The first edition of Wealth and Poverty (1981) sprang from a period of essentially balanced budgets and trade surplus under Jimmy Carter and helped launch a siege of deficits and trade gaps under Ronald Reagan. During the Carter years, the government was mostly in the black while everyone else was in the red. Under Reagan, though, the trillion-dollar rise in government liabilities was dwarfed by a $17 trillion expansion of private-sector assets thanks to creative entrepreneurs. Over the decades following the Reagan revolution, government liabilities continued to expand, but once again private-sector-asset values increased, by $60 trillion more. Only over the past ten years or so have liabilities risen faster than assets, which have crashed. Improvements in policy and tax rates can instantly upgrade the value of all the assets in the economy without any physical change in their material composition.

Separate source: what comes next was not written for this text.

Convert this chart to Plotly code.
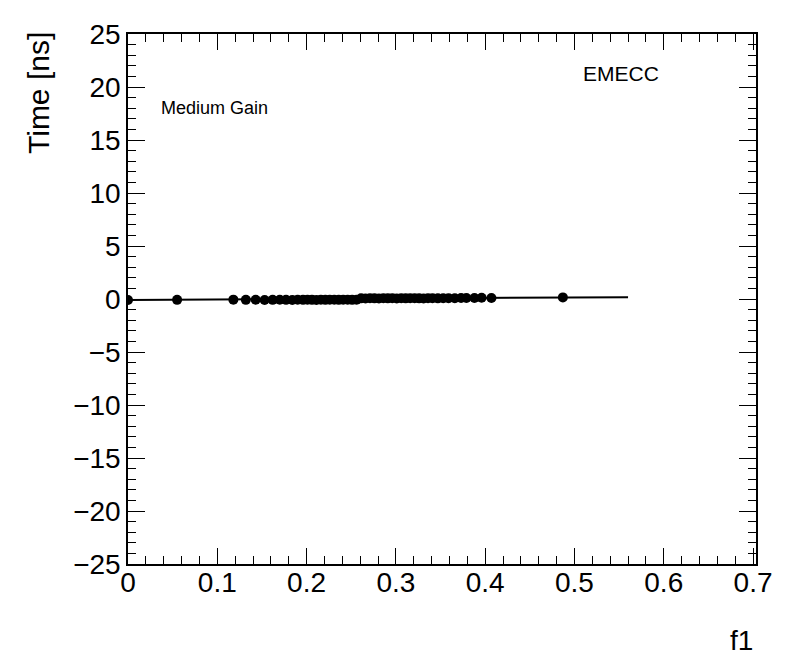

Opposed to the reality of capitalism as a function of knowledge and creativity is the behavioral dream — implicitly accepted even among some supply-siders — of a “Skinner box” economics of stimulus and response, wherein lower tax rates impart a stimulus of reward for more work and risk-taking and thereby yield more revenues for the government. The implication is that the mere desire for wealth has something to do with the ability to create it. But as Steve Forbes observes in How Capitalism Will Save Us, explaining capitalism by self-interest or greed is like explaining airplane crashes by the force of gravity. Greed and gravity are general and ubiquitous in regimes of all sorts and therefore irrelevant to the extraordinary results of capitalist creativity.

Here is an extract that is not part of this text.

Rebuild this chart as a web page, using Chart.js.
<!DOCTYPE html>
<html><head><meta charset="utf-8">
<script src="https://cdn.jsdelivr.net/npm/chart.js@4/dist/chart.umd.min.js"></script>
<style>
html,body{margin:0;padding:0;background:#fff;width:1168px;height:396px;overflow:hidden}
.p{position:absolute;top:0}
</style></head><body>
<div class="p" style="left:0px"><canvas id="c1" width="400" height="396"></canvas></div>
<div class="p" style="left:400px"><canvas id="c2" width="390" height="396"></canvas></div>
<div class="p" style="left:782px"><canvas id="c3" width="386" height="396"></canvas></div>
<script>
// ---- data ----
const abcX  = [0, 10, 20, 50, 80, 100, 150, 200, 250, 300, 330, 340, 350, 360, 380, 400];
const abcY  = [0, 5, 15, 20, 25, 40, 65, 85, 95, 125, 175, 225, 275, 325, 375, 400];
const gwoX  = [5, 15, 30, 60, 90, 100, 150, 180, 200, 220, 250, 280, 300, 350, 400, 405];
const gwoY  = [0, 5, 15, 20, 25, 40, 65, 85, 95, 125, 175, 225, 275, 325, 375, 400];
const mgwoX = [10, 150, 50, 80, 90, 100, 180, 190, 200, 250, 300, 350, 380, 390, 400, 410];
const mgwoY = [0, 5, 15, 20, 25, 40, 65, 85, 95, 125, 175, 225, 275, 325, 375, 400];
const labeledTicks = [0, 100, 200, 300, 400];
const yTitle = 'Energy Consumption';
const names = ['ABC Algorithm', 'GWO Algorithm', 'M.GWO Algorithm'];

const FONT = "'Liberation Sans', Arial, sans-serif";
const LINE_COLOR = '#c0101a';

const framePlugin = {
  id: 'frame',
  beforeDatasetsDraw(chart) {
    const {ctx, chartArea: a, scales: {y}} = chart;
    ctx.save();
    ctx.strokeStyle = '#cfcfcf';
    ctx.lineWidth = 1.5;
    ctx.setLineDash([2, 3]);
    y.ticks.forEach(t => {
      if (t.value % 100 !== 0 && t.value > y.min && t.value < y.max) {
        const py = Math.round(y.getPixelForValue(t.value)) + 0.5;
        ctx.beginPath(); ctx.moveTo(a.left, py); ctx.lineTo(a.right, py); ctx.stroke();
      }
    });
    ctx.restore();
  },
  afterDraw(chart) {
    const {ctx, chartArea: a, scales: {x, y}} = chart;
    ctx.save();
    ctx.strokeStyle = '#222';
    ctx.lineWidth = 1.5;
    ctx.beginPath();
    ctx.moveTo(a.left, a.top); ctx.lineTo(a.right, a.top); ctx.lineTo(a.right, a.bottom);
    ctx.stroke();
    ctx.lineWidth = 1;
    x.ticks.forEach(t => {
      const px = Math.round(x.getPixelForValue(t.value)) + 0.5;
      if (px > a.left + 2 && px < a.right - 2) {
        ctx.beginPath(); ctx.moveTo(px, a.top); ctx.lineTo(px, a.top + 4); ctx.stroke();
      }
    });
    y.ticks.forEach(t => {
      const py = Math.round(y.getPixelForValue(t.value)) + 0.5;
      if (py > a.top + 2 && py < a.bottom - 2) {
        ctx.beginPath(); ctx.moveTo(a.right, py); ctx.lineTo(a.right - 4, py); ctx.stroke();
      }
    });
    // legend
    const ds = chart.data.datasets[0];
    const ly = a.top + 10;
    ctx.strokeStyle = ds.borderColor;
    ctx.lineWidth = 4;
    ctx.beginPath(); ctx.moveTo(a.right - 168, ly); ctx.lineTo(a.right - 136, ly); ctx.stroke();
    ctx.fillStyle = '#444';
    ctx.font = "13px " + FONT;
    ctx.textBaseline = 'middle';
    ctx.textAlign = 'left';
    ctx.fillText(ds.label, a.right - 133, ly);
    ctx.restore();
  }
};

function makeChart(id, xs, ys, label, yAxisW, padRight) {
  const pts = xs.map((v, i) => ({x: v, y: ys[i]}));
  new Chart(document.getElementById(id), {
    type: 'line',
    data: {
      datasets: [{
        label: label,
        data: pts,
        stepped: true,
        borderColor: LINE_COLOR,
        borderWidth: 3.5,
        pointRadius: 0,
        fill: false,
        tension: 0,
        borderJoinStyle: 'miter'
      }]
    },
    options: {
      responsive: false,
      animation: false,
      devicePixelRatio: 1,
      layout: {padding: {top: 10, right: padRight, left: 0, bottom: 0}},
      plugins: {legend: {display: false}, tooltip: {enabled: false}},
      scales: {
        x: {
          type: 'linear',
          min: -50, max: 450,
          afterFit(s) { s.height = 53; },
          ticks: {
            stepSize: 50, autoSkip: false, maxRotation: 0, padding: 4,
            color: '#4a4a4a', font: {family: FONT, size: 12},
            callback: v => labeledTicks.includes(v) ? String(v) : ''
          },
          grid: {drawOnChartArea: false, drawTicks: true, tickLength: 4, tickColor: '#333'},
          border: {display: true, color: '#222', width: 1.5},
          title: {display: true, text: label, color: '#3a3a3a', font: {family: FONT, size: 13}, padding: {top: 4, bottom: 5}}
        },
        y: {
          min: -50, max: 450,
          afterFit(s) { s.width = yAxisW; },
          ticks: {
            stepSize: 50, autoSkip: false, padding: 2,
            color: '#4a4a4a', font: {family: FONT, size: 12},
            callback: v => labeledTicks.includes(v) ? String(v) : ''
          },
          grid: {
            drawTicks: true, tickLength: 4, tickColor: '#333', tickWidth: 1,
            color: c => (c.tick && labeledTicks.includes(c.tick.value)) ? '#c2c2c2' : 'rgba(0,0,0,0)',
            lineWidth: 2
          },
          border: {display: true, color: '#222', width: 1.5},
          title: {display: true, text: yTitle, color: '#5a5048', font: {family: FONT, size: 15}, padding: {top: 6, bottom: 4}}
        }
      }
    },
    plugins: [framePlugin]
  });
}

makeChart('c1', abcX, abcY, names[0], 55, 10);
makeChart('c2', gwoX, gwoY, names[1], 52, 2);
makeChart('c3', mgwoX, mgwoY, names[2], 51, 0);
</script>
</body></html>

Taxes do yield massively increased revenues as the rates are reduced. A successful economy, however, is driven less by the sharp edges of incentives than by the unimpeded flow of information and its conversion into knowledge and wealth through falsifiable experiments of enterprise. Increasing revenues come not from a mere scheme of carrots and sticks but from the development and application of productive knowledge.
The equation of lower tax rates and higher revenues remains perhaps the most thoroughly documented and widely denied proposition in the history of economic thought. It has been abandoned even by some former supply-siders who ignore the global tax revolution beyond our shores while obsessively analyzing ambiguous data from the Clinton era.